It was on August 17, 1978 that three Americans–Max Anderson, Ben Abruzzo, and Larry Newman, all from Albuquerque, New Mexico–made the first transatlantic balloon trip. Starting from Maine on August 11th, they traveled in Double Eagle II over 3,000 miles in 137 hours, landing about 60 miles west of Paris.
But perhaps the most famous hot air balloon ride of all time was one that only happened in our imaginations, in Hollywood. It was the balloon ride that brought Professor Marvel from Kansas to Oz in a windstorm, a tornado not unlike the one that brought Dorothy herself to Oz later. And it was in that same hot air balloon that Professor Marvel, after having been exposed as the “Wonderful Wizard of Oz,” proposed to take Dorothy with him back to Kansas. Of course, we all know that did NOT work out as planned! Toto saw a beautiful Siamese cat and jumped out of Dorothy’s arms at the last moment. Dorothy scrambled out of the balloon’s basket to get Toto back and the Professor, having already released the balloon’s ballast, was unable to bring the balloon back down to earth to retrieve Dorothy. He sailed off across the Emerald City and back to Kansas. He got there just in time to welcome Dorothy back when she awoke on her own bed–having returned to black-and-white Kansas herself thanks to the aid of Glinda the good Witch of the North (who told Dorothy to simply click her heels together three times as she repeated, “There’s no place like home!”)

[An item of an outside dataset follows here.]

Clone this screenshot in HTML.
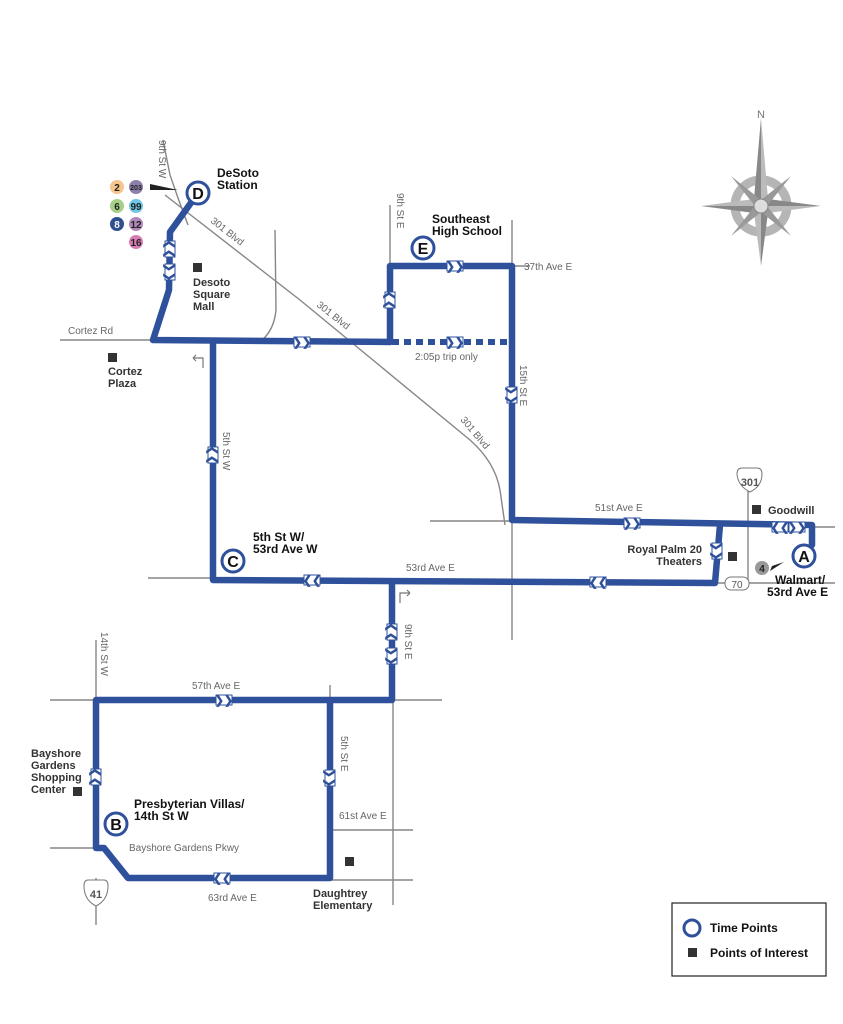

Using air and wind to travel was a longtime dream of mankind. It was also one of the most famous accusations against those accused of witchcraft during the great European witch hunts of the 1600-1700s. Flying on broomsticks–like the wicked Witch of the West!–was taken as a sign of the perversity of the accused by the witchcraft judges but people like Professor Marvel (who were able to use air and wind in a “scientific” way even though he himself confessed, “I don’t know how it works!”) were regarded with awe and amazement.
Double standards? For sure! The boundaries between magic and science prove again to be so porous and permeable that one’s person’s science is another person’s magic and vice-versa!